"Take Shelter" : tempête sous un crâne
Curtis mène une vie paisible avec sa femme et sa fille quand il devient sujet à de violents cauchemars. La menace d'une tornade l'obsède, alors que son comportement devient de plus en plus inquiétant.
Grand prix du Festival de Deauville et de la Semaine de la critique à Cannes, « Take Shelter » s’apparente à un semblant de film catastrophe. Un citoyen américain lambda a des prémonitions quant à l’imminence d’une tempête dévastatrice, voire apocalyptique. Elles empiètent sur son équilibre mental, allant jusqu’à détruire sa vie de famille et toute sociabilité. Cette tempête n’est-elle pas celle qui se joue sous son crâne, comme déconcerté par une société américaine en rupture d’un rêve désormais perdu ?
Citoyen moyen, Curtis (Michael Shannon) est l’archétype de cette classe moyenne laminée par la crise des subprimes. Il exerce un emploi ingrat qui le monopolise plus que de raison, son épouse aligne les petits boulots, et leur enfant soude leur couple, fragilisé par une maison qu’ils n’ont pas fini de payer.
Cette tempête qui approche est à l’image de cette décomposition en marche qui risque d’envoyer en éclat la construction de toute une vie. Dans « Take Shelter », elle prend la forme d’une peur phobique bien ancrée dans la personnalité de Curtis. Il y voit le péril qui menace sa femme et sa fille et qu’il doit protéger coûte que coûte. Pour prévenir le désastre, il s’engage dans la construction obsessionnelle d’un abri anti-tornade.
Son entreprise, sans fondement aux yeux de son entourage, va le faire passer pour fou, schizophrène-paranoïaque, aux yeux de son épouse (Jessica Chastain), de ses collègues et de son employeur. Il y perdra son emploi et les créanciers ne seront pas longs à débarquer. Michael Shannon avait déjà interprété un déséquilibré dans le perturbant et perturbé « Bug » de William Friedkin. Mais, là, il parvenait à contaminer de sa folie obsessionnelle une jeune femme croisée sur sa route. Dans « Take Shalter », il est seul à l’affronter, alors qu’il pourrait bien avoir raison.

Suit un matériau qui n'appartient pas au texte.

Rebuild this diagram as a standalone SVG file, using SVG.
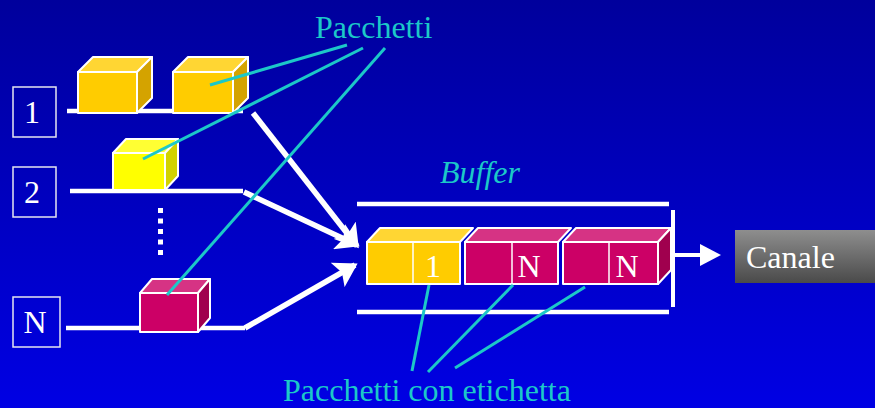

Durant tout le film, Jeff Nichols joue de l’ambivalence entre paranoïa et prémonition, en alternant l’exposé d’un homme perturbé par des visions et des
événements objectifs qui, à ses yeux, les confirment. Ce qui nous vaut des images splendides de cieux apocalyptiques, étranges et réalistes qui concrétisent et confirment ses appréhensions. Grand film paranoïaque et métaphore sur l’état de l’Amérique contemporaine post-11 septembre et crise financière, « Take Shelter » assimile le paranoïaque à un individu détenteur d’une balance plus précise pour peser le poids de la réalité.